TASK TO CARRY OUT: Using the records that follow, reproduce exactly the lines starting at the line containing "Give me the" and ending at the line containing "1211, 1884, 2865, 4355, 6780, 10090, 15350, 23330]". Include both end lines and no pictures.

STORED ROWS:
======
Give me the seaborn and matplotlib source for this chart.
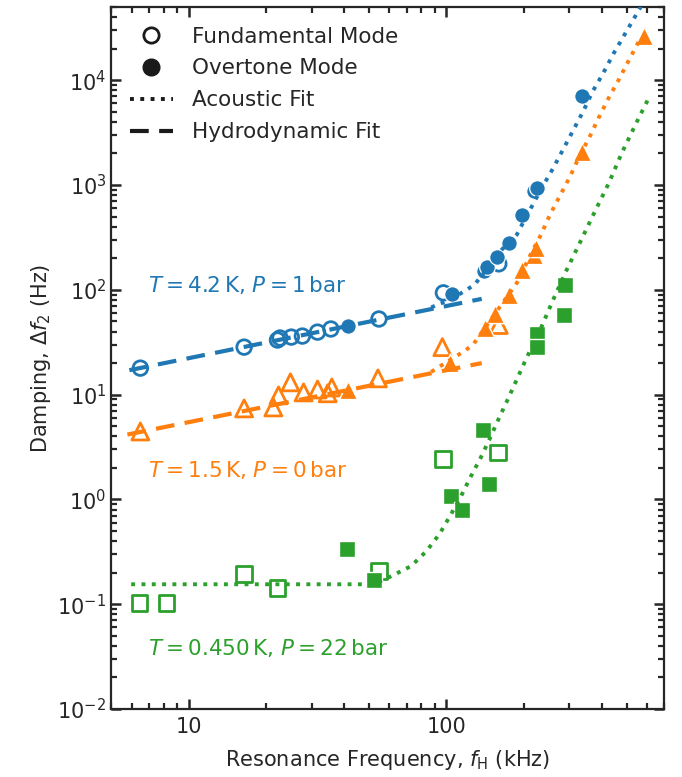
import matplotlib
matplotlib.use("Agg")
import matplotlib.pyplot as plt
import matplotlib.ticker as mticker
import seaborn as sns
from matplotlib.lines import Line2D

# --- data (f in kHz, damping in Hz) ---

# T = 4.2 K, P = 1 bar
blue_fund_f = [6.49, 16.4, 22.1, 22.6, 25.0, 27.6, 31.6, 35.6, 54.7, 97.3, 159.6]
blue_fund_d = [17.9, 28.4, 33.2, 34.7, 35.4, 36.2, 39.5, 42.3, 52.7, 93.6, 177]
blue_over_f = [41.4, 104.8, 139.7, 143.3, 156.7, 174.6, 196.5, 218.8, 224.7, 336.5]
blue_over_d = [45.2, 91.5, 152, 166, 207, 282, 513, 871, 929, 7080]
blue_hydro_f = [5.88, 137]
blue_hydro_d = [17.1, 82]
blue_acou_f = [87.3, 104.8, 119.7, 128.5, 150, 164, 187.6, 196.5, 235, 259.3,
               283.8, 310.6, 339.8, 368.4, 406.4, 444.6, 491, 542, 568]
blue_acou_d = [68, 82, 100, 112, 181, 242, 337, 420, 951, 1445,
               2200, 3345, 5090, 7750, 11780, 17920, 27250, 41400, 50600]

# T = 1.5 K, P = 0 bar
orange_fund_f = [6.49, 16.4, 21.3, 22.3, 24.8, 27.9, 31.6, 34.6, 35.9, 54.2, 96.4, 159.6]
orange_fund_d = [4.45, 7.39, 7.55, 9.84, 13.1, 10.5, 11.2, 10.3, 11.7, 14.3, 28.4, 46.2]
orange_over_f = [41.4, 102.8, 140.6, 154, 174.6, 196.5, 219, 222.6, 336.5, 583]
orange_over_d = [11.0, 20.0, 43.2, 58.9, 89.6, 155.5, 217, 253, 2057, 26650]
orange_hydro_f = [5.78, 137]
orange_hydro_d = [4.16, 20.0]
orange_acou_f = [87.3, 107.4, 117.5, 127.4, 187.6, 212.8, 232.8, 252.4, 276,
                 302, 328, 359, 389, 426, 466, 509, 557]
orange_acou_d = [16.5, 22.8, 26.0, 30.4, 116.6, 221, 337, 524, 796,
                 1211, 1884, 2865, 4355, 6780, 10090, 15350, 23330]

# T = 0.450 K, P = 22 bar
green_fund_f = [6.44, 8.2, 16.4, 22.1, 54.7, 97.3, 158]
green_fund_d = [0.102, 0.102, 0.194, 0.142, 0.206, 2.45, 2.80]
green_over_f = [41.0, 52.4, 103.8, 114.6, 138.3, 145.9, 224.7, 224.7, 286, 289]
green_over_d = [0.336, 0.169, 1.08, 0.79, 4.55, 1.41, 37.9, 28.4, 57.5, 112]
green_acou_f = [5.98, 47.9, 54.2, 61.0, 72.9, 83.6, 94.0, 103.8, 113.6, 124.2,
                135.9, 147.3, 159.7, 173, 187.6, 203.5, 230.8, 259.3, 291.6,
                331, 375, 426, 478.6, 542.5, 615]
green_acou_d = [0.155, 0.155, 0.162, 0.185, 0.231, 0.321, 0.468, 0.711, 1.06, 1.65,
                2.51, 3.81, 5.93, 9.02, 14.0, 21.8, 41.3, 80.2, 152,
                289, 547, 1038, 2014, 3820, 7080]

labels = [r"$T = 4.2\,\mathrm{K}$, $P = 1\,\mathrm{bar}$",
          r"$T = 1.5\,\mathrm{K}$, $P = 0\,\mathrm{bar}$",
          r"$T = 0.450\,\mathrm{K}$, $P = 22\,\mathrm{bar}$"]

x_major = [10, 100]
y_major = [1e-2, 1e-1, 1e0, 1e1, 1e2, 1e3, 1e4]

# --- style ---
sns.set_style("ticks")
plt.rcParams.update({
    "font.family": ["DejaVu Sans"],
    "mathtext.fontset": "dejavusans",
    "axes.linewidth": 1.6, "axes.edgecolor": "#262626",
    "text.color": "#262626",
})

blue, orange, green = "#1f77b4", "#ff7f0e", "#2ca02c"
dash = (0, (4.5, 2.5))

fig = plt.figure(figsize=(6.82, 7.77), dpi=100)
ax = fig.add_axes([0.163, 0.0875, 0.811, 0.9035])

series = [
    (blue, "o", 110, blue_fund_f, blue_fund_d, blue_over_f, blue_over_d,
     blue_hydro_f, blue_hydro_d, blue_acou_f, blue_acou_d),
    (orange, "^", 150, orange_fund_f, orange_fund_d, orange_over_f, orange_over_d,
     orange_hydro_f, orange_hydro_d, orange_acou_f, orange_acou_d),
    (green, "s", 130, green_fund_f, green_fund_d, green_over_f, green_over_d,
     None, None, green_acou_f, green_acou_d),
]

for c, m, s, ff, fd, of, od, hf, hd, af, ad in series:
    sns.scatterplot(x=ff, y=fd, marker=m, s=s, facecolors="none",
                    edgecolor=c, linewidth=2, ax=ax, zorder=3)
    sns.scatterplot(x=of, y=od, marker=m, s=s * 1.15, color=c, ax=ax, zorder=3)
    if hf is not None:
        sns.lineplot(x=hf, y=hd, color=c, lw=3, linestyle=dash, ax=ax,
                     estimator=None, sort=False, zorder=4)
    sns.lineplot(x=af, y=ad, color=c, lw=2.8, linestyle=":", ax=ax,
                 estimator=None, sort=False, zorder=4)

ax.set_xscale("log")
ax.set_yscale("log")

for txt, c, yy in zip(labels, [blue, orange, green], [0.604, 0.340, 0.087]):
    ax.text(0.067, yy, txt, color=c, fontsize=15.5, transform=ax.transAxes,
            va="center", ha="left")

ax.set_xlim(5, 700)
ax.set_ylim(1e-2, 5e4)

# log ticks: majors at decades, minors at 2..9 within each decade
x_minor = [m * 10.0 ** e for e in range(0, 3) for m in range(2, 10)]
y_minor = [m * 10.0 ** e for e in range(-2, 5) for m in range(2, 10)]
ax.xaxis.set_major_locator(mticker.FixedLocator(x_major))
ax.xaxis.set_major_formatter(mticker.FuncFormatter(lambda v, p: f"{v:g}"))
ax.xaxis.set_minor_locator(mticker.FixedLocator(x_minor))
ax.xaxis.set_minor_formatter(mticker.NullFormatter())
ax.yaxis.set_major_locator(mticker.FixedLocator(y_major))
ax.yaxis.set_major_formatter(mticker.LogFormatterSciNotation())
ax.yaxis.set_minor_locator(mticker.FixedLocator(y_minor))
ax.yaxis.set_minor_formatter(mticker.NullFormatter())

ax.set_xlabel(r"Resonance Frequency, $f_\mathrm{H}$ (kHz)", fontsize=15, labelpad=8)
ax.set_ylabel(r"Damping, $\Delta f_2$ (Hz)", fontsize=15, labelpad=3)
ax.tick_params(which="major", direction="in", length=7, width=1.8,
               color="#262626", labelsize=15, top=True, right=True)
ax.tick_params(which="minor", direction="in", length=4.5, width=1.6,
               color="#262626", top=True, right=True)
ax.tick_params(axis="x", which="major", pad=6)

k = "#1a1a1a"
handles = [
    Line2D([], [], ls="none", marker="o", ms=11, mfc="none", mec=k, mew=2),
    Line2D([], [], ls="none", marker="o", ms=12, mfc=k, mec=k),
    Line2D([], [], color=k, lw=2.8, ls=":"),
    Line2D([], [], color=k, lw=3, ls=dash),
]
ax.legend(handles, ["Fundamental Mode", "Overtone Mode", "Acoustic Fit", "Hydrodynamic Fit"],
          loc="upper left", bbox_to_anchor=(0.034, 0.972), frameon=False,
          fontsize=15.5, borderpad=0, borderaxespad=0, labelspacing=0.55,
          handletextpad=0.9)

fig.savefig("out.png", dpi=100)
======
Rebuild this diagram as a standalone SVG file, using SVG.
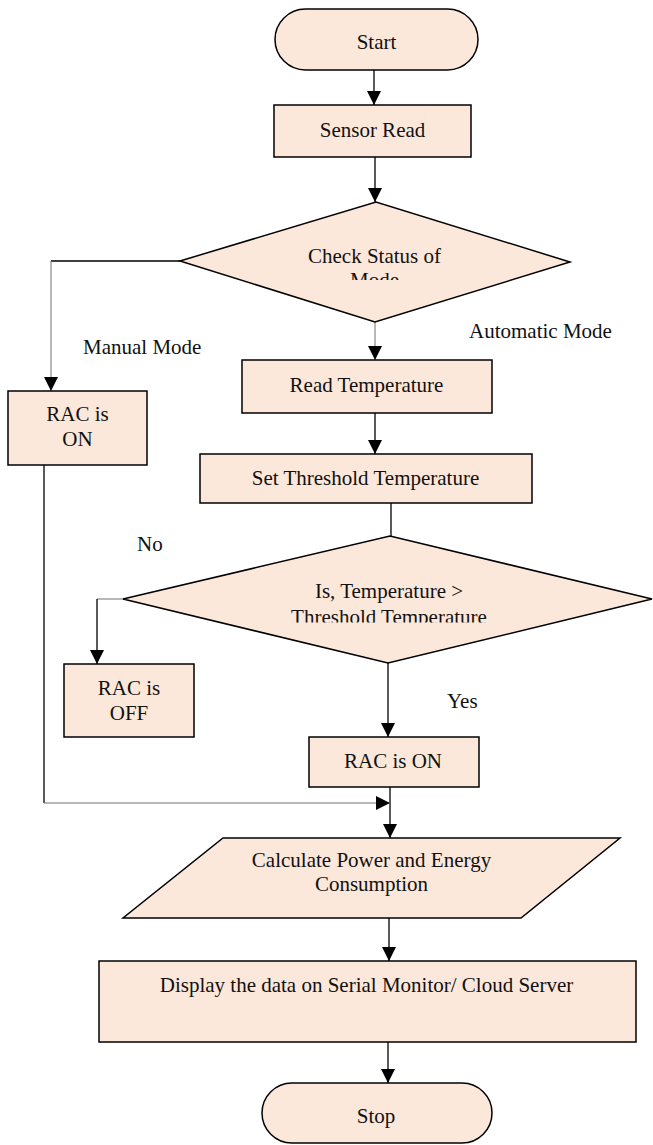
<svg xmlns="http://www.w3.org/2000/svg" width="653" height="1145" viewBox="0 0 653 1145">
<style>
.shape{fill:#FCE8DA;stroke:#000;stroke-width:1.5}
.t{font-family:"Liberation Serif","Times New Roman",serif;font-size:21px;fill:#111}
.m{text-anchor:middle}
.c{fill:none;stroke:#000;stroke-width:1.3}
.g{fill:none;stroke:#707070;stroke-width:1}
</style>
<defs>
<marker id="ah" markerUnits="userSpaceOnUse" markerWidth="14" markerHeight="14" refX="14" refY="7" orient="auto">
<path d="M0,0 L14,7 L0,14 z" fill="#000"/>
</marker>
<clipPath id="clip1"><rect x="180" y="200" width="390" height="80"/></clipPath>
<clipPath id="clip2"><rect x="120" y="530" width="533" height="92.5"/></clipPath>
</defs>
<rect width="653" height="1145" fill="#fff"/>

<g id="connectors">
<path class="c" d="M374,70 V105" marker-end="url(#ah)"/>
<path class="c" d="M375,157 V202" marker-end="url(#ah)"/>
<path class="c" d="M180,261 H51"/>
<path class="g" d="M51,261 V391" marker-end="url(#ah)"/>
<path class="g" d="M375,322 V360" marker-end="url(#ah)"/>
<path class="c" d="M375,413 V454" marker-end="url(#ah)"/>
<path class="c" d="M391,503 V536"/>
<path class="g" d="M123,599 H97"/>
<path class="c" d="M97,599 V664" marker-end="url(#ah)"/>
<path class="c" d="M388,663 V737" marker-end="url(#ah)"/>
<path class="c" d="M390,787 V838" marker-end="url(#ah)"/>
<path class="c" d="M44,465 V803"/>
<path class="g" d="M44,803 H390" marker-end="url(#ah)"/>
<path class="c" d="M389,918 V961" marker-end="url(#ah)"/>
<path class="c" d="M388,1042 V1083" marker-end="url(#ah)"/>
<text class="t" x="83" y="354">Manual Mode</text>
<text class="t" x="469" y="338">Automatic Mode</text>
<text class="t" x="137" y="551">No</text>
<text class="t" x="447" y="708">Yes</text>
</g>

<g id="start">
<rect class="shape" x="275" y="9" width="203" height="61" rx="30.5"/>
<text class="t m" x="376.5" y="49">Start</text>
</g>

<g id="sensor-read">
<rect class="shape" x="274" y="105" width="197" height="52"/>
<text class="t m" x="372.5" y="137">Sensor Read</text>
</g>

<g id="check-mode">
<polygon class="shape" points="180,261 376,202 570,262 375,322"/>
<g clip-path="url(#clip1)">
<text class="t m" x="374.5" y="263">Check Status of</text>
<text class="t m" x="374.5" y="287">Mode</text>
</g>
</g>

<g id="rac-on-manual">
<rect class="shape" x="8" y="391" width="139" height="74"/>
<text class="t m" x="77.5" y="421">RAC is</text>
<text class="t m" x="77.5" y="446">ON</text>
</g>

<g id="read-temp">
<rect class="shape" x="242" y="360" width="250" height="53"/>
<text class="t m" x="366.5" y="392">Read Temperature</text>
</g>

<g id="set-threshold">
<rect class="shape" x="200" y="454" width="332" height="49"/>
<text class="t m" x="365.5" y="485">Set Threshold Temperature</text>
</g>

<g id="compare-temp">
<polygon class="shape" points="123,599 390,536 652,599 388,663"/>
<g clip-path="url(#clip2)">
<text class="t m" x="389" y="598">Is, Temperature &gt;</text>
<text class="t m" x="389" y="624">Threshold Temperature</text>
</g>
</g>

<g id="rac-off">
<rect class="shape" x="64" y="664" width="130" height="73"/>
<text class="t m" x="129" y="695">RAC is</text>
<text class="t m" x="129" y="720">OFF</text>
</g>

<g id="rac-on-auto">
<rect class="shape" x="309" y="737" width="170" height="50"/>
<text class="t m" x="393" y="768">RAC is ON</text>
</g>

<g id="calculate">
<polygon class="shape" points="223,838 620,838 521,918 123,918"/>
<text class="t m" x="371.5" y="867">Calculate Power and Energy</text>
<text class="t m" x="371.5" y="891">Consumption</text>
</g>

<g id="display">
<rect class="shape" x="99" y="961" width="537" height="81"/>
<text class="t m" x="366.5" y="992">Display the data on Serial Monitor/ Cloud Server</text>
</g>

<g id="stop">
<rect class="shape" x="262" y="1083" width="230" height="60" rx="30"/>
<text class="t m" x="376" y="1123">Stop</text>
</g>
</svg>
======
SOLUTION FOR THIS PROBLEM:
Give me the seaborn and matplotlib source for this chart.
import matplotlib
matplotlib.use("Agg")
import matplotlib.pyplot as plt
import matplotlib.ticker as mticker
import seaborn as sns
from matplotlib.lines import Line2D

# --- data (f in kHz, damping in Hz) ---

# T = 4.2 K, P = 1 bar
blue_fund_f = [6.49, 16.4, 22.1, 22.6, 25.0, 27.6, 31.6, 35.6, 54.7, 97.3, 159.6]
blue_fund_d = [17.9, 28.4, 33.2, 34.7, 35.4, 36.2, 39.5, 42.3, 52.7, 93.6, 177]
blue_over_f = [41.4, 104.8, 139.7, 143.3, 156.7, 174.6, 196.5, 218.8, 224.7, 336.5]
blue_over_d = [45.2, 91.5, 152, 166, 207, 282, 513, 871, 929, 7080]
blue_hydro_f = [5.88, 137]
blue_hydro_d = [17.1, 82]
blue_acou_f = [87.3, 104.8, 119.7, 128.5, 150, 164, 187.6, 196.5, 235, 259.3,
               283.8, 310.6, 339.8, 368.4, 406.4, 444.6, 491, 542, 568]
blue_acou_d = [68, 82, 100, 112, 181, 242, 337, 420, 951, 1445,
               2200, 3345, 5090, 7750, 11780, 17920, 27250, 41400, 50600]

# T = 1.5 K, P = 0 bar
orange_fund_f = [6.49, 16.4, 21.3, 22.3, 24.8, 27.9, 31.6, 34.6, 35.9, 54.2, 96.4, 159.6]
orange_fund_d = [4.45, 7.39, 7.55, 9.84, 13.1, 10.5, 11.2, 10.3, 11.7, 14.3, 28.4, 46.2]
orange_over_f = [41.4, 102.8, 140.6, 154, 174.6, 196.5, 219, 222.6, 336.5, 583]
orange_over_d = [11.0, 20.0, 43.2, 58.9, 89.6, 155.5, 217, 253, 2057, 26650]
orange_hydro_f = [5.78, 137]
orange_hydro_d = [4.16, 20.0]
orange_acou_f = [87.3, 107.4, 117.5, 127.4, 187.6, 212.8, 232.8, 252.4, 276,
                 302, 328, 359, 389, 426, 466, 509, 557]
orange_acou_d = [16.5, 22.8, 26.0, 30.4, 116.6, 221, 337, 524, 796,
                 1211, 1884, 2865, 4355, 6780, 10090, 15350, 23330]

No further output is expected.